(RECORDS FOR PROCESSING):
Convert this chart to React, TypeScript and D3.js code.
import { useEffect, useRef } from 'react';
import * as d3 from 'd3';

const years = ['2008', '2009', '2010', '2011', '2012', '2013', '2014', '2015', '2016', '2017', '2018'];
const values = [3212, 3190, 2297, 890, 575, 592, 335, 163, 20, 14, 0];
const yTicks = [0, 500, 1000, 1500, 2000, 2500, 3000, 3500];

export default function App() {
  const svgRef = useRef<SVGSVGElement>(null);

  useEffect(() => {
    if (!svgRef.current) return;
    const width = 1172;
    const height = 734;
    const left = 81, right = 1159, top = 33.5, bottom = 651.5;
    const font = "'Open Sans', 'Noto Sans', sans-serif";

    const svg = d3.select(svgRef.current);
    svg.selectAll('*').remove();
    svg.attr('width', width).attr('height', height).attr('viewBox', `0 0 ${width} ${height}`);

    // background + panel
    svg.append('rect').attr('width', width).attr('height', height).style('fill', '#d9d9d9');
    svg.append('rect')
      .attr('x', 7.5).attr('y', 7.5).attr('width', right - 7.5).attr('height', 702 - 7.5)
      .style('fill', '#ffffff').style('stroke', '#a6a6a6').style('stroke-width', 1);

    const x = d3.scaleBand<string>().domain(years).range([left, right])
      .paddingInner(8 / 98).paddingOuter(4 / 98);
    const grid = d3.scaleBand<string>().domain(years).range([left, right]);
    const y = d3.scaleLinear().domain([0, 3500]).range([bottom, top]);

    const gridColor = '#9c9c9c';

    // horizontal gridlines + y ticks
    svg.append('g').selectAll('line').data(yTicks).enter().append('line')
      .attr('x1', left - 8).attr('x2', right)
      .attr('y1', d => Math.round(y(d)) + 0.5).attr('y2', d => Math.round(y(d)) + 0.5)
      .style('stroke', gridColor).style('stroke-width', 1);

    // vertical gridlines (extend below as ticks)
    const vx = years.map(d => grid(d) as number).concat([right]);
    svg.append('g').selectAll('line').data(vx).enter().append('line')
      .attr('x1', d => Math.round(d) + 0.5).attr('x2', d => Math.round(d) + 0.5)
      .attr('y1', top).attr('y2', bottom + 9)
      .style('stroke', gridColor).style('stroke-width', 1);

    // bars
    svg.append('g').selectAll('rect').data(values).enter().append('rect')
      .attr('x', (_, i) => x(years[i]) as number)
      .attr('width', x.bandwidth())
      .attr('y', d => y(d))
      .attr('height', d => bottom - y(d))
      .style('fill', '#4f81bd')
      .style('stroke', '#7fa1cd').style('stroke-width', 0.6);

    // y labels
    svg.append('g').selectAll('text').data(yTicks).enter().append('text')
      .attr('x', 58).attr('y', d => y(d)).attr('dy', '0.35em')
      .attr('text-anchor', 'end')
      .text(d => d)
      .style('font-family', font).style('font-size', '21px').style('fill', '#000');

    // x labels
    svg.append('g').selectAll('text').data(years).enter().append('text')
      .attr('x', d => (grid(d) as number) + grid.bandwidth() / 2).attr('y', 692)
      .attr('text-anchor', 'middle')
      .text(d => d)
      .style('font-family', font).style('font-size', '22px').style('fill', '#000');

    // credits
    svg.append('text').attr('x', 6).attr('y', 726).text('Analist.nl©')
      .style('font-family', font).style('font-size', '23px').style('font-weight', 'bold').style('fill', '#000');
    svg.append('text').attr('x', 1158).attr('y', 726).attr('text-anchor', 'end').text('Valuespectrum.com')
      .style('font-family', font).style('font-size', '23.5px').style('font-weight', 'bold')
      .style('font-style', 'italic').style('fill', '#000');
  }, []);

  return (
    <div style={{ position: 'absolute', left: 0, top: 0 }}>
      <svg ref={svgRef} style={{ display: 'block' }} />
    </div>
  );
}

--

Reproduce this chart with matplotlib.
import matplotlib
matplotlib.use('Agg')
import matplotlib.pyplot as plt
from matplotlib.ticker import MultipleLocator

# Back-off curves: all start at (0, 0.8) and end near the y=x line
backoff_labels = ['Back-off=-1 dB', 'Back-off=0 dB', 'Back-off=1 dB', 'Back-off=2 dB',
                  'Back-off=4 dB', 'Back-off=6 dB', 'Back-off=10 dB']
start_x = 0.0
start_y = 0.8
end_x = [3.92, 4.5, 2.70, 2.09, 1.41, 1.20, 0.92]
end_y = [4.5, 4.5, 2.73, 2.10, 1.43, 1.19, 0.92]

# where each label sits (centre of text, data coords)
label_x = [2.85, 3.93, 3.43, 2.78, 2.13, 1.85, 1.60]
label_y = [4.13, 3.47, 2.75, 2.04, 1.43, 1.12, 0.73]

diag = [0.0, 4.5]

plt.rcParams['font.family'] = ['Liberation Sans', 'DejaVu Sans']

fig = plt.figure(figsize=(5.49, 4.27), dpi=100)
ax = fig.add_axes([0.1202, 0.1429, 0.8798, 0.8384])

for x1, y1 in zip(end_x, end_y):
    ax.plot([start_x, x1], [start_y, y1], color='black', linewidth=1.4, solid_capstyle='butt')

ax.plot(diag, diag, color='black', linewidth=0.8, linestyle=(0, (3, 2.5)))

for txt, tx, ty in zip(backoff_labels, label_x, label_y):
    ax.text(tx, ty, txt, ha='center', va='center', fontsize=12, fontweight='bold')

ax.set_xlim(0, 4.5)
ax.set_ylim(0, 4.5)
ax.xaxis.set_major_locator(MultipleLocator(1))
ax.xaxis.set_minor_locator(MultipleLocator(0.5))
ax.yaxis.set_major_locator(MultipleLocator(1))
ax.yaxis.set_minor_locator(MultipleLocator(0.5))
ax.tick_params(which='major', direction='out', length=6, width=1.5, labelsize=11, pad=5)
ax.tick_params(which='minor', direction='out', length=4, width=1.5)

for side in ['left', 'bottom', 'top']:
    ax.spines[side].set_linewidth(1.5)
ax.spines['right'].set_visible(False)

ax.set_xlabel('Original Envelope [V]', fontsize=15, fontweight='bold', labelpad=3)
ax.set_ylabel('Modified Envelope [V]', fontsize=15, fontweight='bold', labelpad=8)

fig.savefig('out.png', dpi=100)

...

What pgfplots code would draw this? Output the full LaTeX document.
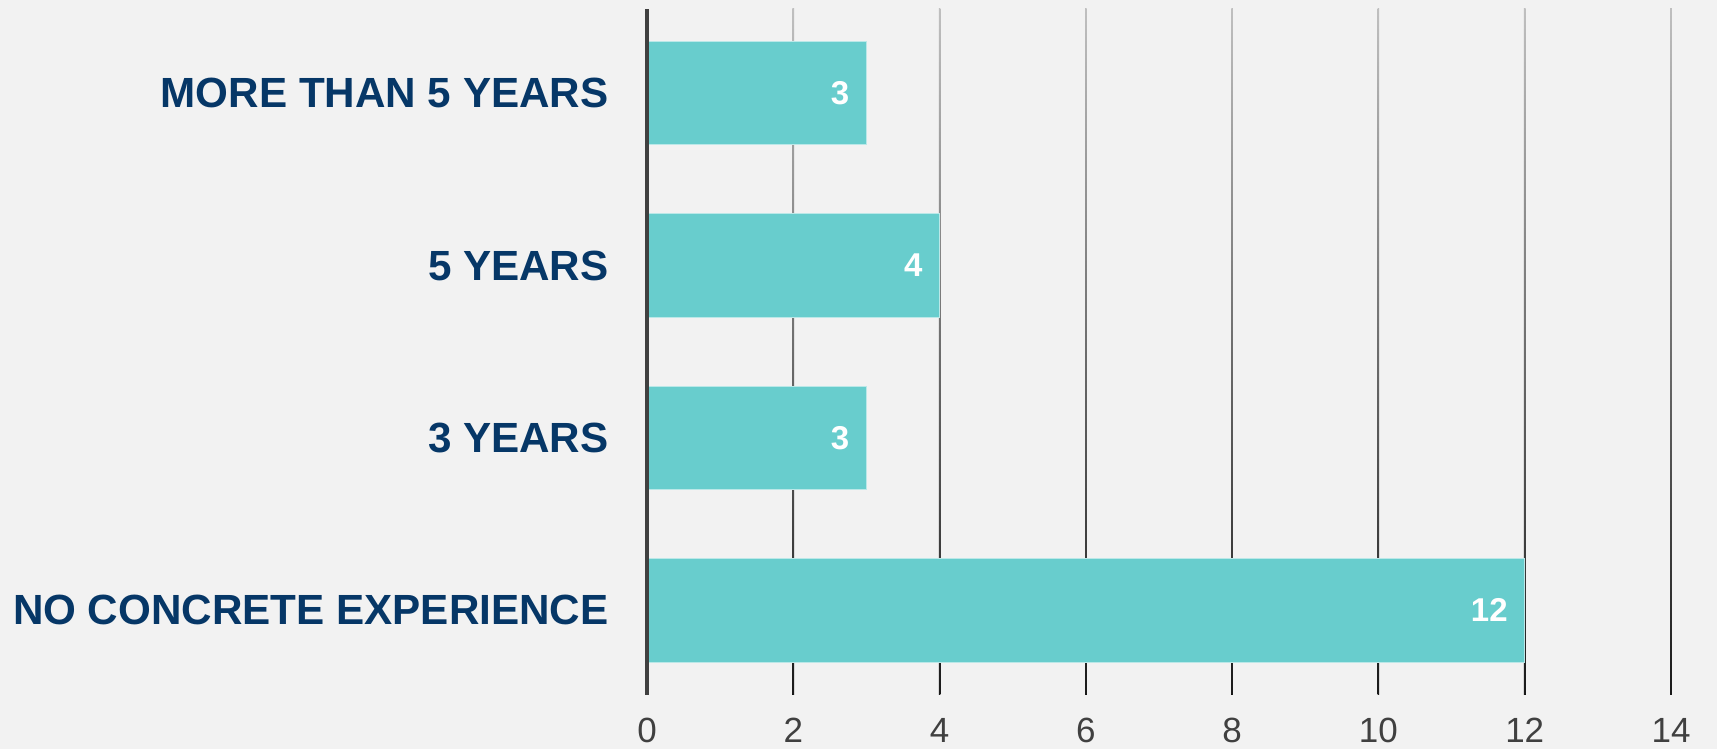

(WHAT TO DO): Begin with the line containing "Convert this chart" and end with the line containing "const svgRef = useRef<SVGSVGElement>(null);"; repeat every line from start to finish exactly, and nothing outside them.

(EXERCISE SOLUTION):
Convert this chart to React, TypeScript and D3.js code.
import { useEffect, useRef } from 'react';
import * as d3 from 'd3';

const years = ['2008', '2009', '2010', '2011', '2012', '2013', '2014', '2015', '2016', '2017', '2018'];
const values = [3212, 3190, 2297, 890, 575, 592, 335, 163, 20, 14, 0];
const yTicks = [0, 500, 1000, 1500, 2000, 2500, 3000, 3500];

export default function App() {
  const svgRef = useRef<SVGSVGElement>(null);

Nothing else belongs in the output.